Placing high-density housing in the Wildland-Urban Interface does not make sense economically or socially. Rapidly escalating wildfire insurance rates will reduce affordability in WUI areas. Encouraging essential workers to reside in high-risk areas is socially unacceptable. Public subsidies may be best used to support affordable housing in urban infill locations. Durango should update its planning tools for land use.
The insurance industry uses statistics to properly price risk. The increasing incidence of wildfires is forcing the insurance industry to dramatically raise wildfire insurance rates. Carole Walker, director of the Rocky Mountain Insurance Information Association, said: “With the escalating fires, it will become an issue of insurance availability and affordability. Insurance is going to require you to make your home safer. You will likely pay a higher rate if your risk is higher.”
Higher insurance rates are highly likely to be passed on to renters of high-density housing.

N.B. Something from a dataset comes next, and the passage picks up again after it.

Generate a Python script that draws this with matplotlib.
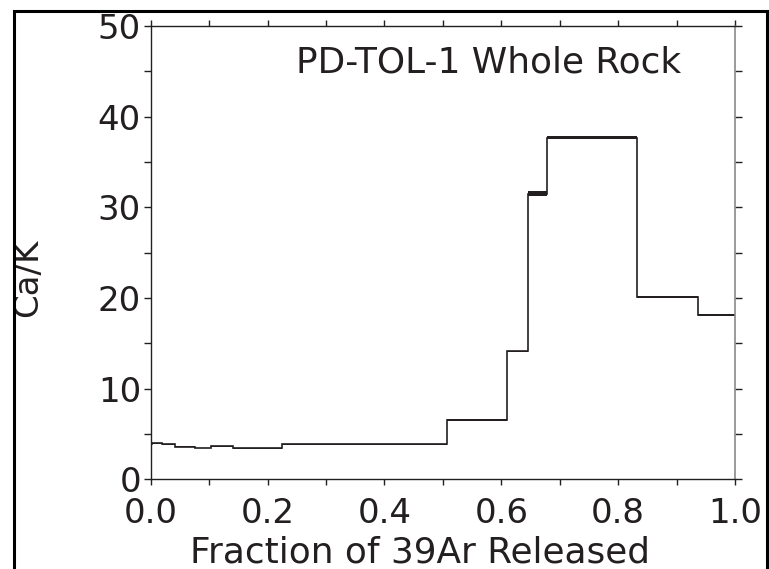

If insurance companies cannot raise rates, they will withdraw from high-risk geographies (e.g., State Farm and Allstate are withdrawing from the California home insurance market). According to Wildfire Risk to Communities, a website created by the U.S. Department of Agriculture and the U.S. Forest Service, “Durango has a high risk of wildfire – higher than 84% of communities in the U.S.” And that risk may double by 2050, if the weather gets hotter and drier.

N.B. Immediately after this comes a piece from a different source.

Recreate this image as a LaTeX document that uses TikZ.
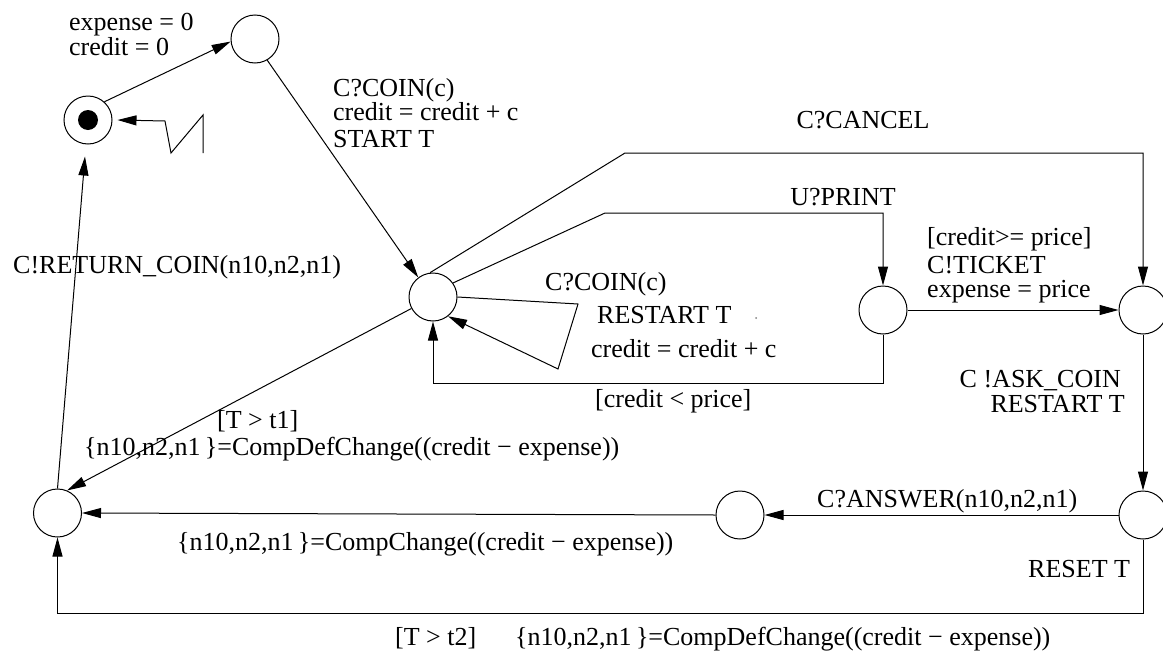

Fire-risk ratings are becoming widely available and this will affect real estate prices. For example, First Street Foundation hopes to make its “Fire Factor” risk score available to residential real estate listing sites and commercial property services. The combination of fire risks depressing real estate values and forcing insurance rates higher could become a headache for property owners and renters.

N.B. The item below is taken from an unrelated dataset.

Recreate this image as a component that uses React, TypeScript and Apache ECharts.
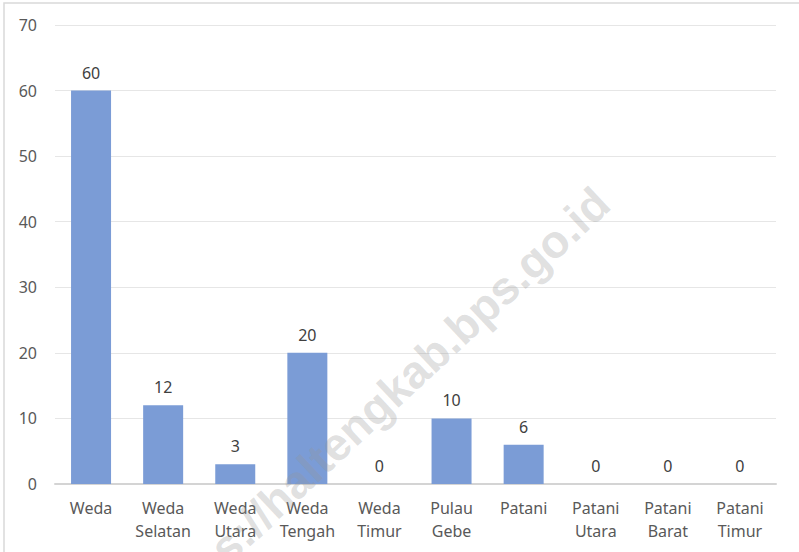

Even medium-density housing may be risky in fire-prone areas. According to insurance industry research, spacing structures closer than 12 feet favors fire. Gaps of 50 feet or more between homes are advisable. Roy Wright, chief executive of the Insurance Institute, said, “Conflagration happens when you get that proximity.” The December 2021 Marshall firestorm on the Front Range destroyed 1,084 structures, damaged at least 149 more and generated $2 billion in property losses.
Building high-density housing in the WUI also may exacerbate social inequalities. Wildfires disproportionately affect low-income populations because of a diminished ability to evacuate or relocate. Consciously encouraging essential workers (police, fire, municipal, service, etc.) to reside in high-risk areas is bad public policy.
Subsidizing affordable housing in wildfire prone areas is unlikely to solve the affordability issue and raises safety concerns. A better use of public funds would be to subsidize affordable housing in urban in-fill locations, where services are more available and wildfire risks are less.
I have not seen a wildfire mitigation plan for Three Springs, which leaves 44% of the area as open space. The Three Springs plan is a very quality development concept and potentially could be altered in the future because of the development of Durango Mesa Park, but no mention of that yet.
The other local development plan is La Posta Road, for which no wildfire mitigation study has been done, but clearly is a high-risk area.
Given the far-reaching effects increasing wildfire incidence, Durango should consider more forward-looking land use planning tools. The city of Durango adopted Wildfire Hazard Mitigation guidelines in 2014, but these may be insufficient for changing environmental conditions.
Tom DeHudy has four decades of institutional investment experience and a master’s degree in public policy.